An ex once told me this was the key to making people believe that you can do anything. I’m not sure that I’d go that far but most people’s first impressions take you at face value. If you act like you have a perfect right to be there – whether ‘there’ is a workplace, a social group, or a VIP room, most people won’t question you.

They’ll often be too busy worrying about their own image and how they fit into the situation to analyse how much of your confidence genuine.

>  Remember to make eye contact

People who are shy, nervous, or depressed can be really bad at making eye contact.  They’re as likely to focus on a spot on the wall or the table, or to keep glancing around the room, as they are to concentrate on the person or people they’re talking to.

To appear confident in the things you have to say; and to show that you’re listening to and understanding the people who are talking to you, make sure that you’re fixing your attention firmly on them – rather than the furniture or whatever might be happening outside the nearest window.

>  Speak from your diaphragm and slow down

Extreme nervousness can often tell in your voice.

People who don’t feel confident about what they are saying , or who are uncomfortable speaking in front of an audience, often telegraph this by speaking in a higher pitch then usual, or with a shaky voice.

One way to avoid this is to learn to project your voice from your diaphragm rather your larynx. That way when you speak you will sound firmer and more confident even if you don’t feel it.

Another trick is to make a conscious effort to speak slowly.

Nerves often make us hurry over our words without us even realising that we’re doing it. If you deliberately concentrate on speaking more slowly you’ll find that what you’re saying registers with the person you’re speaking to, or to your audience, as being at a normal pace.

>  Make small talk

It’s easy when we’re feeling shy and lacking in confidence to fall into the trap of concentrating on the things that we know that we need to say to get our message across, and trying to remember to say them in exactly the way we’ve rehearsed them.

We become so focussed on our answers to the questions we know we’ll be asked, or the presentation we have to give, or the message we want to deliver that we forget the social niceties.

Always remember the small talk.

Find little things to say to your interviewer/colleagues/potential clients/new acquaintances that demonstrates that you want to talk with them rather than at them.
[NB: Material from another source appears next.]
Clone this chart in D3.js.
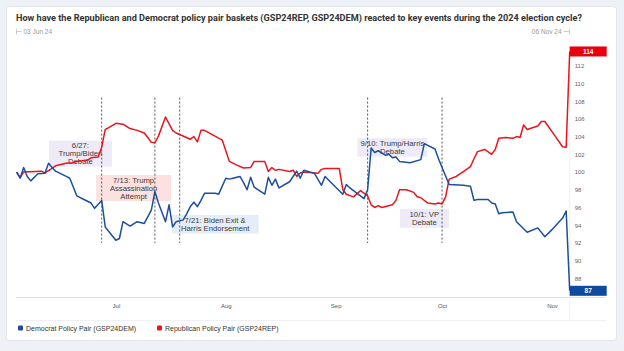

Discuss the weather, mention a mutual interest, comment on the room or some local news event, compliment someone’s shoes. Anything that will help to build a rapport.

It will make you seem friendlier.

We perceive friendly people as being more confident.

>  Always try to have some water to hand

A bottle in your handbag or a glass on your desk.

If you’re at an interview you’ll usually be offered a drink, say yes.

Water on hand is a handy prop to have. If you’re unsure what to say next or the best way of answering a question that’s been asked taking a quick drink will give you a legitimate pause to collect your thoughts and order your words where you might otherwise hurry to fill the silence.


Is there anything I’ve missed? How do you handle nervous situations?

5 thoughts on “How to Project an Air of Confidence You Don’t Really Feel”

  1. You forgot fake smile until your cheeks hurt. It is amazing how quickly everyone will return a smile, which will in turn boost your confidence because you’ll forget that they’re just smiling because you’re smiling. Even if they don’t smile, just keep smiling. Or run away since they’re probably lame if they don’t even return smiles, ugh.


  2. The underwear is a big yes! I am always wearing nice underwear when I feel the absolute pain of daily life.
    How did first day go? x


    1. It was really, ridiculously up uneventful. There are five of us who are new, IT hadn’t, still haven’t, got around to getting us computers yet, so we got a tour of the building, watched some corporate videos and sat in a meeting room getting to know each other until some people were not too busy to have us shadow them.

      I can’t believe how exhausting it was though.